## Exercise description
Copy out every line that contains the word "with".

## Supplied records

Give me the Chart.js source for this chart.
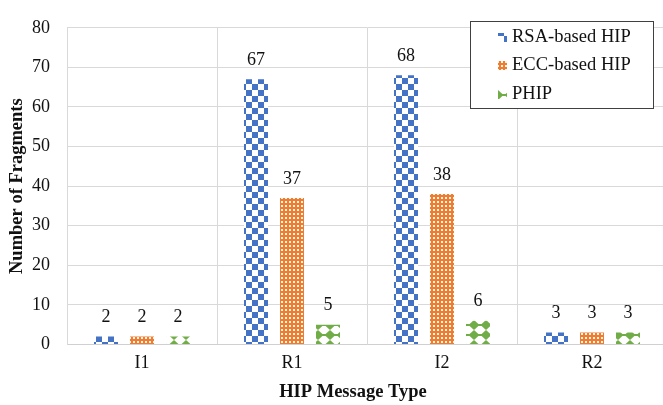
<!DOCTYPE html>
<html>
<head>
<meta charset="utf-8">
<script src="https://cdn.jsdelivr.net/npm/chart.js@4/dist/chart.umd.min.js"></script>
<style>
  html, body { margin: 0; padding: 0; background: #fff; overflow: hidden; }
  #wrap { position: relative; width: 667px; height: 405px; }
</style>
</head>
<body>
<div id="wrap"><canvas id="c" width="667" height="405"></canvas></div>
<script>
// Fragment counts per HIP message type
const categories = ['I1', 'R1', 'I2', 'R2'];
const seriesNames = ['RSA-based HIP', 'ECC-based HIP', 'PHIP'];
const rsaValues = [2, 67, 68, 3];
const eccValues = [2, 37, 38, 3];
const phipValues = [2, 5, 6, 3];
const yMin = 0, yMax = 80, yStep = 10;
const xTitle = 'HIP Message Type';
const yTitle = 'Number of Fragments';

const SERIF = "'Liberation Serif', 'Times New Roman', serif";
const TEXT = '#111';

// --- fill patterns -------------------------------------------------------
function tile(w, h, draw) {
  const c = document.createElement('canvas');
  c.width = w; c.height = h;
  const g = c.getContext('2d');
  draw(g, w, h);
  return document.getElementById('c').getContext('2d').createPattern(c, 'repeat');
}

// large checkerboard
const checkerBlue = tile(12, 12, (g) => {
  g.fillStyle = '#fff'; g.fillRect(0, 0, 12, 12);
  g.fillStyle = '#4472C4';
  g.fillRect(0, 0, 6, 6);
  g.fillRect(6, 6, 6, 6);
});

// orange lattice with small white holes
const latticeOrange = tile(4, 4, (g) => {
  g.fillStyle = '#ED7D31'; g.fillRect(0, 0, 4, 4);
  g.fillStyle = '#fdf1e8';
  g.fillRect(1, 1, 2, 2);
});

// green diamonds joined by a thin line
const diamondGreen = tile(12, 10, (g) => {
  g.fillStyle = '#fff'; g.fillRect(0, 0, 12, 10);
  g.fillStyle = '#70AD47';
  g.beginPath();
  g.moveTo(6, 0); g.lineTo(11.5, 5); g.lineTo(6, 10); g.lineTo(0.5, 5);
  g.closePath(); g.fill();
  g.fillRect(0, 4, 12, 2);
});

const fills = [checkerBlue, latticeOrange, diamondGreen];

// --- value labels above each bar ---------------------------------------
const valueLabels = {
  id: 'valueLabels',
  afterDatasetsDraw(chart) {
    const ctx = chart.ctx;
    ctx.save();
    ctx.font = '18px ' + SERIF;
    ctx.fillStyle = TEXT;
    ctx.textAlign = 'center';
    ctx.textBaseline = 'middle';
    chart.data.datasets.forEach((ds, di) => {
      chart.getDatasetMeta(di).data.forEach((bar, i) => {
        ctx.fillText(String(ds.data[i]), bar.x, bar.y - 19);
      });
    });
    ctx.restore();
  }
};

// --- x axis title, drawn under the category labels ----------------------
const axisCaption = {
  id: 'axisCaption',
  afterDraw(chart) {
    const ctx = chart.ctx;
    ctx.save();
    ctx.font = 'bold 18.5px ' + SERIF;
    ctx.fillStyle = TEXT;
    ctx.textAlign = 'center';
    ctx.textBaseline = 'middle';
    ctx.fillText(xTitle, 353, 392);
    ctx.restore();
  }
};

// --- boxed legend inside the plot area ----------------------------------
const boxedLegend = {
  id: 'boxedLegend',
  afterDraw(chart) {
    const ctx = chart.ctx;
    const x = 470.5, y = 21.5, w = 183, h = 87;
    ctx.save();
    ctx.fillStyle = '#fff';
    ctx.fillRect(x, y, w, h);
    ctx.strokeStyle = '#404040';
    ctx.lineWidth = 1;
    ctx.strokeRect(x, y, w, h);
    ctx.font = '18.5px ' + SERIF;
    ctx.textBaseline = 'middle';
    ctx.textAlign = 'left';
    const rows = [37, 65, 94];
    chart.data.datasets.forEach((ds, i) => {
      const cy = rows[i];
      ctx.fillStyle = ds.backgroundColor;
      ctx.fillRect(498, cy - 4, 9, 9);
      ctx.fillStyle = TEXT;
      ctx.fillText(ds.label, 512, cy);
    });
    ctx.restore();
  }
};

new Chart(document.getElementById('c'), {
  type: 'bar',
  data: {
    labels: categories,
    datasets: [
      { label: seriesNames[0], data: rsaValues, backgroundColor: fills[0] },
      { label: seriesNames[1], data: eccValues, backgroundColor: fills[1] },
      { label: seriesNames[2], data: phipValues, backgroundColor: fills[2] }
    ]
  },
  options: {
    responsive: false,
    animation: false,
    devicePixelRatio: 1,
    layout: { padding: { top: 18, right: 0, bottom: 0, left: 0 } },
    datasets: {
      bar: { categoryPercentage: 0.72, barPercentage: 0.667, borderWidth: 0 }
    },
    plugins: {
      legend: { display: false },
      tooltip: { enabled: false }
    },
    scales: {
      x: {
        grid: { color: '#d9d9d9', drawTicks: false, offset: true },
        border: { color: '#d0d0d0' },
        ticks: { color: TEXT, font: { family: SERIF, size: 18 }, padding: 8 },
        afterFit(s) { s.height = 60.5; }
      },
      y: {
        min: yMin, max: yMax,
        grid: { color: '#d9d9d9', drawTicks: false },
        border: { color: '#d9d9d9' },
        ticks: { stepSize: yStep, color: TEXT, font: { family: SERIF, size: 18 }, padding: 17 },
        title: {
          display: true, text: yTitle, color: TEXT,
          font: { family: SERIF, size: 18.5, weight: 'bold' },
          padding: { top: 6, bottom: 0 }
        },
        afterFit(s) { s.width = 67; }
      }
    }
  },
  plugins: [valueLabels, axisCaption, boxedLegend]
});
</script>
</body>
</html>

---

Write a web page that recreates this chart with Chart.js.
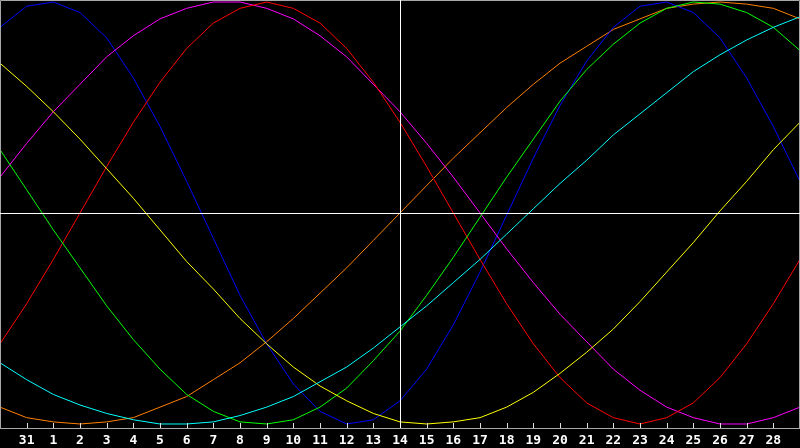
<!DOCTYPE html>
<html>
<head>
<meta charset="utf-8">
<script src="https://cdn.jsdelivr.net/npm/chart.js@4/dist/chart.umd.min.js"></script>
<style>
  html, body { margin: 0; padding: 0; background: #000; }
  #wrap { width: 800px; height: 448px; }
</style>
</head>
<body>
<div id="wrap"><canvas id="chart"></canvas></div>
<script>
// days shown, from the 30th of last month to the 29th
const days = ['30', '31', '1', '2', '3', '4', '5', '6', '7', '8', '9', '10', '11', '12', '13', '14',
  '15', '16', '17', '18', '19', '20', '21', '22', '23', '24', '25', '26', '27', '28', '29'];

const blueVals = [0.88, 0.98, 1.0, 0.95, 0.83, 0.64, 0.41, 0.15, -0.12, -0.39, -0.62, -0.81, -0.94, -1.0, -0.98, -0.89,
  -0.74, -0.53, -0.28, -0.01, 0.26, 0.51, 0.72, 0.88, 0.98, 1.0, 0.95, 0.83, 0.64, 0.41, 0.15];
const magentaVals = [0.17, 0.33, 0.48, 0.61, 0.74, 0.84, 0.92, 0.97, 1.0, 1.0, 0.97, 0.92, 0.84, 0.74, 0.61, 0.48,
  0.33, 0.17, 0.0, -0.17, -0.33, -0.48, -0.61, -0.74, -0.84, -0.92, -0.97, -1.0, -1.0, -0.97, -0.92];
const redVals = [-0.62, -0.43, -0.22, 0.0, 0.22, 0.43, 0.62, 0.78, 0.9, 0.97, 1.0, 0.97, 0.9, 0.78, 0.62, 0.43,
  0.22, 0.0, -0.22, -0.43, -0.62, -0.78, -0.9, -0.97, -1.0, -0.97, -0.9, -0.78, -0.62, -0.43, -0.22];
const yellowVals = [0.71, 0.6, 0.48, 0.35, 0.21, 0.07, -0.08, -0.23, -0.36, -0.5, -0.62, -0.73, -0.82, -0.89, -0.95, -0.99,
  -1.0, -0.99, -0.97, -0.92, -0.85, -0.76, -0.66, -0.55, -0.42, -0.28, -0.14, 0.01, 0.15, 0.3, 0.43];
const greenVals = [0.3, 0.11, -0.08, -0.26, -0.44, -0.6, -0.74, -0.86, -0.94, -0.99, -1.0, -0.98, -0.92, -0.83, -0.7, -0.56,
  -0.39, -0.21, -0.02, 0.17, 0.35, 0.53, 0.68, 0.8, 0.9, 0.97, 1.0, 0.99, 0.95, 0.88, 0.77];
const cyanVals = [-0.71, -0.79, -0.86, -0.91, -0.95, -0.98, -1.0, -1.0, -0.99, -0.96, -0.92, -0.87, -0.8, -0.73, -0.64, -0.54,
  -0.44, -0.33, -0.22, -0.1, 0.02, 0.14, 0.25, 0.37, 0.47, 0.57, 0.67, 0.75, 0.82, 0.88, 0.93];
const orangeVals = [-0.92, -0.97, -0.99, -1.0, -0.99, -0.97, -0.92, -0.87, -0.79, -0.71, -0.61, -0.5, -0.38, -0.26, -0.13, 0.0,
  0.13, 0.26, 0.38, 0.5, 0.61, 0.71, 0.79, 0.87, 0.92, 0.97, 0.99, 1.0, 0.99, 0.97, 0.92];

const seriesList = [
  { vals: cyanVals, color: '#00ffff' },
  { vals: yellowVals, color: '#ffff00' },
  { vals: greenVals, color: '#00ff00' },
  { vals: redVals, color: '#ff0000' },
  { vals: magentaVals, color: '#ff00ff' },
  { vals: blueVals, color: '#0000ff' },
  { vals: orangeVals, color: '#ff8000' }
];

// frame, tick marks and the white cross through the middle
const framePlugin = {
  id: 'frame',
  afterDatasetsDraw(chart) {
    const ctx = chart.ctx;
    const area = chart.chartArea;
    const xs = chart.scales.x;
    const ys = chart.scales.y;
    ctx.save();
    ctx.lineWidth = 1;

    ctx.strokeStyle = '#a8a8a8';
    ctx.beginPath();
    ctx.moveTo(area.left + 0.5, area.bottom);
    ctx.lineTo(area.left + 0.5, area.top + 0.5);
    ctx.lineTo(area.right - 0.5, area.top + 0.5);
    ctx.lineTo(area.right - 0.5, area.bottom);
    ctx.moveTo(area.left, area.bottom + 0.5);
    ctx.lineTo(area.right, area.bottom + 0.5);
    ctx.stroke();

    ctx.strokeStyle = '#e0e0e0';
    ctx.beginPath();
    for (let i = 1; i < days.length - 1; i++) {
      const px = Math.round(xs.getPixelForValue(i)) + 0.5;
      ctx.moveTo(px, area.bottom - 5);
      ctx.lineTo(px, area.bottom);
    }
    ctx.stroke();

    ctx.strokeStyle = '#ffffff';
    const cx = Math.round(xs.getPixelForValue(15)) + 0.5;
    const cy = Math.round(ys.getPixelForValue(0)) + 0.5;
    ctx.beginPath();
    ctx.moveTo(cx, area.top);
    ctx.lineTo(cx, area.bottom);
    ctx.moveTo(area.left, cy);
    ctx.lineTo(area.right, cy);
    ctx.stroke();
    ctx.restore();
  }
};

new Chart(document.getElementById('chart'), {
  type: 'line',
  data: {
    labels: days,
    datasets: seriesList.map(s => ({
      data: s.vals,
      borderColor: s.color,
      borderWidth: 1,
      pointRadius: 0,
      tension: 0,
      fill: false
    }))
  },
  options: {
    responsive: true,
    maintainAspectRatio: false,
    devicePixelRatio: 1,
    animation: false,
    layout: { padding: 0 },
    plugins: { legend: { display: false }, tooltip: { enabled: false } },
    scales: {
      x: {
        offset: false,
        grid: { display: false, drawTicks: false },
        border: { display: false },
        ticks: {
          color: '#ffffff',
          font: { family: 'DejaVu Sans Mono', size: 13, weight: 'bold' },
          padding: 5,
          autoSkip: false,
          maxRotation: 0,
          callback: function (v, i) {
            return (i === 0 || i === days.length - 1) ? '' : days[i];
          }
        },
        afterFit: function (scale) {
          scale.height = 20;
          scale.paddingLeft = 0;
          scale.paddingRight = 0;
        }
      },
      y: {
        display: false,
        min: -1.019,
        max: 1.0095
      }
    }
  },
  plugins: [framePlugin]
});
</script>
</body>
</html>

## Final answer
// orange lattice with small white holes
Write a web page that recreates this chart with Chart.js.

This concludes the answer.